Other pending matters occupied the time of the undersigned until an order was issued in January of 2009 requesting a partial submission in camera of the withheld documents at issue. In the course of reviewing that submission, and after focusing on the entire joint statement, the undersigned finds that no opposition has been made to production of the withheld documents except to the extent specifically set forth infra.

The filed joint statement pertinent to this discovery motion (Docket# 442) was timely filed. In that statement, plaintiffs made a lengthy recitation of facts which they believed were established, and lengthy legal argument concerning the argued exceptions to the attorney-client privilege which would require production of the withheld documents. The responding parties, with the exception of a very small number of documents withheld personally by defendant Eddy, took the position that: "Mr. Couturier has made no claims of privilege as to production of any documents at issue" because " TEOHC [a nominal corporate defendant], not Mr. Couturier, holds any privilege claim...." Joint Statement at 55-56. See Joint Statement at 60 (Eddy, with exceptions noted below); Joint Statement at 64 (Johanson).

"Ordinarily, the party asserting attorney-client privilege has the burden of establishing all of the elements of the privilege. United States v. Munoz, 233 F.3d 1117, 1128 (9th Cir. 2000); see also Admiral Ins. Co. v. U.S. Dist. Court, 881 F.2d 1486, 1492 (9th Cir.1989) (setting forth elements of privilege)." TEOHC has in no way attempted to establish the elements of the privilege, again, with the noted exception. And, of course, the mere assertion of the privilege does not establish the elements.

But even if the mere assertion of the privilege, along with a court ordered in camera filing, could be construed per se as establishing the elements, and understanding that plaintiffs would have the burden of establishing an exception to the attorney-client privilege, see United States v. Martin, 278 F.3d 988, 1001 (9th Cir. 2002) (crime-fraud); United States v. Mett, 178 F.3d 1058, 1064 (9th Cir. 1999) (fiduciary exception), TEOHC did not disagree with any of plaintiffs' developed facts regarding waiver or legal arguments with the sole exception of those arguments in Section D of plaintiffs' portion relating to Roorda, Piquet and Bessee documents (the accountant documents). Indeed, TEOHC expressly stated that it only disagreed with plaintiff's arguments in Section D. Joint Statement at 65. TEOHC's portion of the Joint Statement, if not an express statement of no objection, has waived opposition to finding the exceptions asserted valid, except with respect to the accountant documents.
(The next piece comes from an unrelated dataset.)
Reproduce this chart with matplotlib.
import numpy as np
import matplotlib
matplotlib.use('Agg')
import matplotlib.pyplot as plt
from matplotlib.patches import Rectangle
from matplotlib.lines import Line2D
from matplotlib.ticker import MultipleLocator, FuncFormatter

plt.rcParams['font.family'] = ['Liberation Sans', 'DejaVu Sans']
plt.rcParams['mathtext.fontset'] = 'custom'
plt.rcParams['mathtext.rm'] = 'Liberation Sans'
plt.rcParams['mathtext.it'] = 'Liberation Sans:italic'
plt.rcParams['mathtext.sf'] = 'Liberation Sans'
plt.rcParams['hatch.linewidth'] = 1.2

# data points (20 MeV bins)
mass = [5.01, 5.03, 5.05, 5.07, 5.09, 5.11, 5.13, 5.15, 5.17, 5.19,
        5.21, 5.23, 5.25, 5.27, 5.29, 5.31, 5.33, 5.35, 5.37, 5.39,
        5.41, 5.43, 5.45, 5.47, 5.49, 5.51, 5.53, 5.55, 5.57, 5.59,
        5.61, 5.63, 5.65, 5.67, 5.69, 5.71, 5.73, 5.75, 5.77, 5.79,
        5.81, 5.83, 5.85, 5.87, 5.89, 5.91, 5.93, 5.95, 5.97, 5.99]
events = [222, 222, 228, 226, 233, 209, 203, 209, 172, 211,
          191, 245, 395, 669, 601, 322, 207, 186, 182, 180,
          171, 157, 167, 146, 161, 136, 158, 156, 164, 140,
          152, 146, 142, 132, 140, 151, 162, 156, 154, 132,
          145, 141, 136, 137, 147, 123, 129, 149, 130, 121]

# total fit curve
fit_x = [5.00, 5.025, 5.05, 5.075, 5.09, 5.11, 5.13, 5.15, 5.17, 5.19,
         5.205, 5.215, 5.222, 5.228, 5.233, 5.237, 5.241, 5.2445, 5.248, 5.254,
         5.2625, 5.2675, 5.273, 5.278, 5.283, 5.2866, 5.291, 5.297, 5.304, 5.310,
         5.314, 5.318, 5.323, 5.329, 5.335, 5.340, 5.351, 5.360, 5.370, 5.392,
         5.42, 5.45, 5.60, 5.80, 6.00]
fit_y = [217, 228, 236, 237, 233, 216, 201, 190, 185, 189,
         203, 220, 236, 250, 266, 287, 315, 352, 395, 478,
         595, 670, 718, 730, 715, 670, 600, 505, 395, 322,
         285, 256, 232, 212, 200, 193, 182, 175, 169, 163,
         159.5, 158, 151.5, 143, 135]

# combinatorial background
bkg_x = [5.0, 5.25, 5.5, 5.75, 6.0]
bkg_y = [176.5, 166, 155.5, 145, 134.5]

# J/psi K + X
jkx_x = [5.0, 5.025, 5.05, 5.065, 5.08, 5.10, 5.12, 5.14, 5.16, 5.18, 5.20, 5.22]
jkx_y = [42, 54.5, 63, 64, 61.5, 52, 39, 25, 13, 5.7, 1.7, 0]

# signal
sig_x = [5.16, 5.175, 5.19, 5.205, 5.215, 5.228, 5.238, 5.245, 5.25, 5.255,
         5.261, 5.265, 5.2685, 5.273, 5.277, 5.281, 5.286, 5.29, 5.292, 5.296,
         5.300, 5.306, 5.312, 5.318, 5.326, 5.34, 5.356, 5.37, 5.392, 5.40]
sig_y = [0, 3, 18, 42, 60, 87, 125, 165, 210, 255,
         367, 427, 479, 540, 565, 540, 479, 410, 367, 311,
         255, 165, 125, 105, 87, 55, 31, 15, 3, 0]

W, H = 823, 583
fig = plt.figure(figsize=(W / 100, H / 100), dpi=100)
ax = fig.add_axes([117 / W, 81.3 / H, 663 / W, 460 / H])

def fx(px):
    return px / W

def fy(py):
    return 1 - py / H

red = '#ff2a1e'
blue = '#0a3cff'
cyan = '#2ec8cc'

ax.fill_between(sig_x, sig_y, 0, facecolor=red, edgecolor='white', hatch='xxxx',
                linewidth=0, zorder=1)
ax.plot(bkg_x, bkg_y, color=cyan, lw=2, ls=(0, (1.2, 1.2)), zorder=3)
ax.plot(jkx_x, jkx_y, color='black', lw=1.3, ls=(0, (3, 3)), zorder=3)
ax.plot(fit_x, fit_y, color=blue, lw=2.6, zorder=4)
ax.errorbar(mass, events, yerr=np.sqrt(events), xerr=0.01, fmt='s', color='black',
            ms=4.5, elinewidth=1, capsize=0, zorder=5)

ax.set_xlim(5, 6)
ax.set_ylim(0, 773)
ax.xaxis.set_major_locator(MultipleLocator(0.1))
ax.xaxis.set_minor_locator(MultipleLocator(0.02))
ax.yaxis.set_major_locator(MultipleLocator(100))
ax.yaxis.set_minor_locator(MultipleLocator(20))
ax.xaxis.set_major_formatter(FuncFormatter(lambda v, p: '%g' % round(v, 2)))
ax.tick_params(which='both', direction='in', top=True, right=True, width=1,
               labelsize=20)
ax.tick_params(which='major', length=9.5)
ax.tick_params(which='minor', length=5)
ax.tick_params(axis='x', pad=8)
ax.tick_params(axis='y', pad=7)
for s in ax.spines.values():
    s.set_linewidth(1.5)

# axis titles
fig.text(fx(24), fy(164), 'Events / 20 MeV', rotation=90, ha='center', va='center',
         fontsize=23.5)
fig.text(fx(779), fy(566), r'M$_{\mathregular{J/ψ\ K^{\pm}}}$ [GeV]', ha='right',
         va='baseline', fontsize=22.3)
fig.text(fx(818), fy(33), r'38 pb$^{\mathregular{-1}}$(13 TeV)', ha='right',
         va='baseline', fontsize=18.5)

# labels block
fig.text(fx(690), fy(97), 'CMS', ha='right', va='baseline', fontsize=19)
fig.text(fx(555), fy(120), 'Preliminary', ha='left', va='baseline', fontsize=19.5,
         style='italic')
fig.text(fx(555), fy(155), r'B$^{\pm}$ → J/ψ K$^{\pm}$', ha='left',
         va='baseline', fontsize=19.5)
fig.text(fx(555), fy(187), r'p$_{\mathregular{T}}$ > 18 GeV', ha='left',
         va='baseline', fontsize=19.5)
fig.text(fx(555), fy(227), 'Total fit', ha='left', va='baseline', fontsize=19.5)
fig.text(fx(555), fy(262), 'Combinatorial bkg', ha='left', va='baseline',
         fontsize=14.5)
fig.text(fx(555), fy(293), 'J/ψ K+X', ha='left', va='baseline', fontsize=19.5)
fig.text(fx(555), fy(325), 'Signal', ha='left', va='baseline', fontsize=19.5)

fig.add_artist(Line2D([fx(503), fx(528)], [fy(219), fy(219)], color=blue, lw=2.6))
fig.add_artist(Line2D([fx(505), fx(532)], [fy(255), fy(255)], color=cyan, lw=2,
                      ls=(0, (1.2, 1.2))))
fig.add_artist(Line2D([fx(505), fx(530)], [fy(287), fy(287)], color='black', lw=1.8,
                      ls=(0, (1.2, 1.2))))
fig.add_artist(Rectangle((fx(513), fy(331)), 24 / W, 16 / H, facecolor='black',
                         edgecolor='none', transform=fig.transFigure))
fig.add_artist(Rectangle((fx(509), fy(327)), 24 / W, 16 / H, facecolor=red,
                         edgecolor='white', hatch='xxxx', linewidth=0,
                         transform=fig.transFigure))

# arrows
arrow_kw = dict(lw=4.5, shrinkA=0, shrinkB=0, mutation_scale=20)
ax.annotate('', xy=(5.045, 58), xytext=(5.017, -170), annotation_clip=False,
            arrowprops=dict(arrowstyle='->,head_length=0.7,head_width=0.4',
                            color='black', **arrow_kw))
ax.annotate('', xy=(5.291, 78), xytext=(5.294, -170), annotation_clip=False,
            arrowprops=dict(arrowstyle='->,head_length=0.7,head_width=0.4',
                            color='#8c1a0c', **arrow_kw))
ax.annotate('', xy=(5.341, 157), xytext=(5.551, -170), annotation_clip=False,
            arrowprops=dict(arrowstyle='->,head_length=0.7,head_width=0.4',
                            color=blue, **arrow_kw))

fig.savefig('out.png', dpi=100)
Arredondo v. Ortiz, 365 F.3d 778 (9th Cir. 2004) (citing Kohler v Inter-Tel Techs., 244 F.3d 1167, 1182 (9th Cir. 2001.) See FDIC v. Garner, 126 F.3d 1138, 1145 (9th Cir. 1997) (claim waived when no case law or argument in support is presented); Seattle School Dist., No. 1 v. B.S., 82 F.3d 1493, 1502 (9th Cir. 1996) (party who presents no explanation in support of claim of error waives issue). The court will not act as TEOHC's lawyer. Pelfresne v. Village of Williams Bay, 917 F.2d 1017, 1023 (7th Cir.1990); ("A litigant who fails to press a point by supporting it with pertinent authority, or by showing why it is sound despite a lack of supporting authority . . . forfeits the point. We will not do his research for him."); Johnson v. Indopco, 887 F. Supp. 1092, 1096 (N.D. Ill. 1995) (finding argument unsupported by relevant authority, or by demonstration of why it is a good argument despite lack of authority, constitutes mere assertion not meriting court's attention).

Conclusion

ACCORDINGLY:

1. Plaintiffs' motion to compel (docket #337) is granted;

2. With the exception of the Eddy withheld documents referenced on page 60 of the Joint statement (Campbell documents),and the Roorda, Piquet and Bessee documents referenced above, defendants shall produce within ten (10) days all previously withheld documents at issue in this motion;

3. The court will expeditiously issue a separate order with respect to the exceptions listed above.